Armed with these analyses, utilities can better understand and more clearly report the real-world performance of the various meters in their fleet, backing replacement strategies with data to make them more accurate and justifiable.

Capital planning and program management 

Once a study has been presented to regulators and funding for AMI 2.0 modernization has been approved, the next phase involves the utility planning how to implement the asset replacement program.
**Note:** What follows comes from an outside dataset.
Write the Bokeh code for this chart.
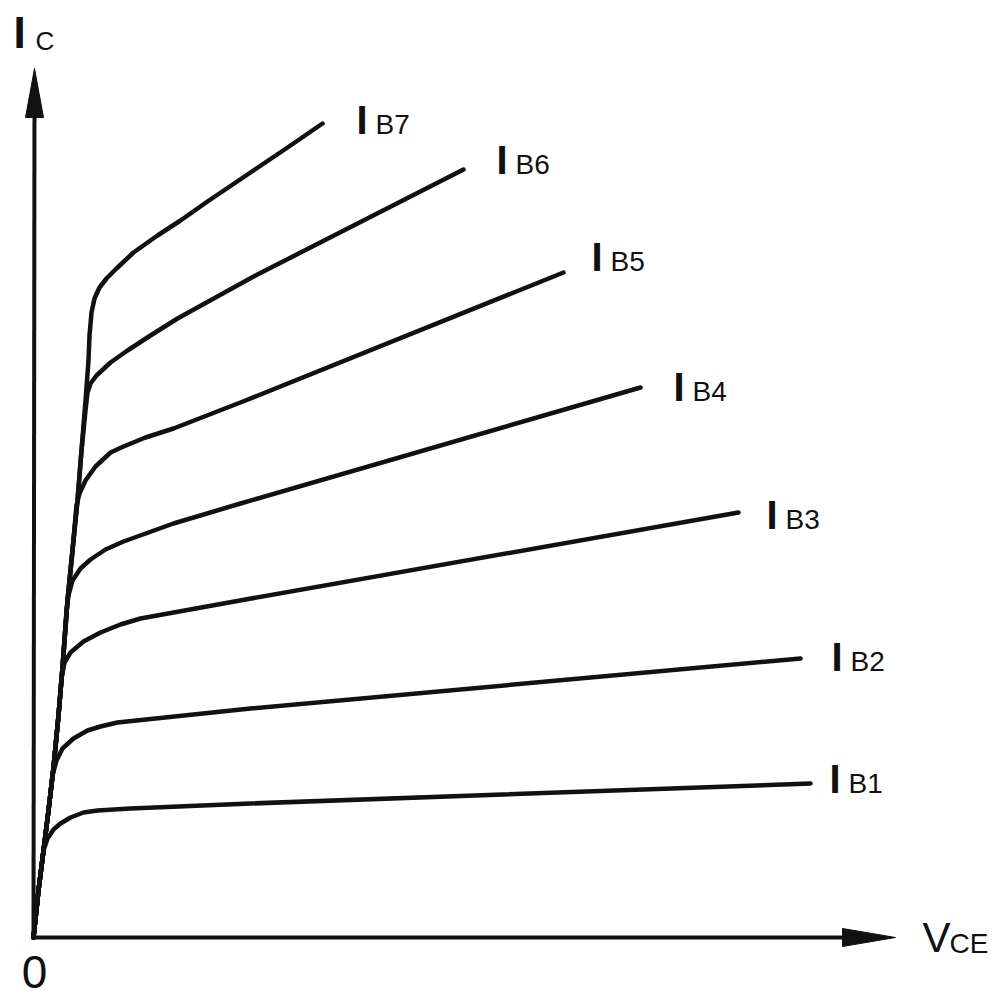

Establishing a dedicated AMI 2.0 Program Management Office (PMO) with the authority, tools, and resources necessary to oversee a multi-year, multi-vendor transformation reduces risk, value delivery, improves cost recovery, and helps ensure that AMI 2.0 delivers the full value promised to customers and regulators.

An AMI 2.0 PMO can provide strategic guidance, improve project planning and execution, reduce deployment time through coordinated scheduling, optimize vendor performance through management and oversight, track budget and prevent overruns, improves benefits projections and value delivery, improve cost recovery efforts by enabling more accurate and informed regulatory reporting, reduce deployment rework (field errors, integration failures), ensure AMI data enables analytics, time-of-use rates, and distributed energy resources (DER) integration, strengthen cybersecurity controls, and create repeatable processes for future upgrades (AMI 3.0, sensors, IoT). A strong PMO can even help with environmental considerations for repurposing, recycling, or disposing of e-waste.